Back to San Pedro, where I book a trip for the next morning. 4am. To geysers. Not entirely convinced on this, but convinced by the geysers being the highest geyser field IN THE WORLD! 4am, but. Am told not to have a heavy meal, drink any alcohol, or drink any carbonated drinks tonight. Find a restaurant, order the set menu, and a couple of highly alcoholic pico sours. Then – early to bed.

Early to rise. 02 Aug, 4am. Very cold. Who’d have thought that it would be hot and sunny during the day, and freezing cold at night? Here? In the driest desert IN THE WORLD! (See how long I delayed the whole ‘driest desert IN THE WORLD thing? But once the geysers “…IN THE WORLD” came out, I couldn’t resist anymore.)

Anyway – into another minivan. Same guide. Manage to get a little sleep in the 2.5 hour drive up to these geysers. They only work in the morning, hence the early hour. Get there, still very very cold. Negative something. Walk around – am willing to heed instructions on where not to go, as several tourists have died from walking on thin bits which break – dumping them in boiling water. However, guide just says be careful. One geyser has circle of stones around it, presumably signifying the no-go point. Otherwise, nada. Geysers aren’t particularly interesting. No spraying of water into the air. Just some bubbling and lots of steam. Lots of iced over rivers, directly next to pools of boiling water. I return to minibus after trying to interest myself in these puddles as long as possible. The Rotorua region has much better geysers – and they work all day. Mud too. Breakfast is served. Hot coffee is much appreciated, mostly to warm the hands. Then – into minibus. Am looking forward to an hours drive, then some hot pools when the sun is up properly. Turns out to be a five minute drive, and we arrive at a hot pool. Still zero degrees Celsius. And very difficult to change in a very public place when my towel is not large enough to wrap around. But, I manage, and discover the pool is tepid, rather than warm. One hot spot where a geyser enters the pool – but is of course crowded. After a while of soaking in more disappointment, I get out. Run to clothes, and again struggle to change without proving that it has been a very very long time since ‘down there’ got any sun. Manage, and back onto minibus. Drive some distance to a small village. Tiny village, about a dozen ‘houses’, and – of course – a church. Nice enough. Thatched rooves (yep, it’s a word – rooves and roofs both), church on a hill, streetlights, and most houses with a solar panel. Then, onwards. Well, backwards – to San Pedro. Stop to admire some alpacas, llamas, vicunas, etc on the way. Valley with lush strip of toi-tois in the bottom, and barren slopes of cactus on the sides.

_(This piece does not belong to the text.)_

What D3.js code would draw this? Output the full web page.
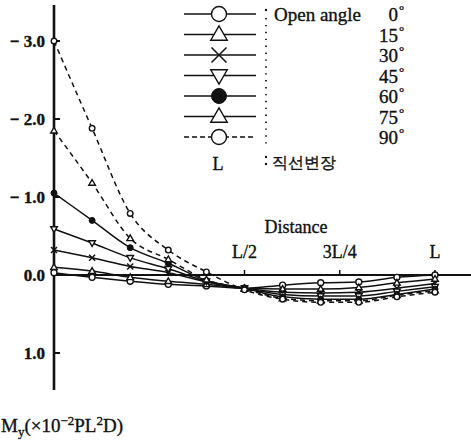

Back to San Pedro – and decide food/cerveza is priority over siesta. So – tasty meal accompanied by cerveza. Waitress is amused when I order my third bottle. But has seemed amused since my arrival. Amused and rather taken by charming ol’ Kruse. But – no time for that, I pay the bill and back to hostel for a siesta. Rather long siesta. Up in time to go for a walk, and find a bar. Hopefully they have more reasonably priced drinks than the very tourist-oriented restaurants. Turns out they do, but the prices are still a shock after Bolivia. Sit down, and start drinking cerveza. Old drunk local man chats to me – but eventually leaves. Young local couple come in – change the DVD from local rock act to a “Megamix” of music videos. Michael Jackson seamlessly merging into Aerosmith, and onto Shakespeare’s Sister, Alanis Morissette (twice), Stone Temple Pilots, G’n’R’s, and many others. Young couple then invites me to join them – and I do so, hoping that musical taste doesn’t arise. It does, but only after the football is put on the big screen – and some Bowie played on the stereo. Which means I avoid the awkward question “Do you like this, which we specifically requested?” More of their friends arrive. One chap who is rather effiminate. Keep drinking cerveza. They recommend a bar for later that night, but by the time the soccer game is over – I’ve easily had enough cerveza – and excuse myself. Forced into one more, then manage to leave.

Right then, today – 03 Aug. Got up, and went to sort myself a bus ticket out of here. Remarkably successful, and last minute decision to go to La Serena. Locals last night suggested that La Serena is much nicer than Antofogasta. Only bus available is this evening, arriving in early afternoon tomorrow. So, rather long trip. Gets me that much closer to Santiago however, where Pen arrives in a week. So – with bus ticket done (thankfully they accept Visa), I wandered around trying to figure out what to do with my littler remaining cash. (Turns out there ARE two ATMS in town – but only one accepts Visa – and has been out of order). Go back to restaurant with the waitress who took a liking to Kruse (as I know they also accept Visa), and she isn’t there. Get some breakfast without all that troublesome fluttering of eyelids and unnecessary bending over the table. Wander past the Visa ATM – and today it’s working. So – get some cash out while I can, and continue on feeling cashed-up. First stop, the museum.  Looking forward to these very well preserved mummies.  Walk through entire thing, noting quite a bit of old artwork/stuff that is remarkably similar to Maori equivalent.  But no mummies.  Read comment book, and there’s a few complaints about the lack of mummies.  Then – internet, the great time-waster. And viola – this update. So – now have a few hours left in San Pedro – then off to La Serena. about to go use some of this cash – quite possibly on cervezas and/or pisco sours.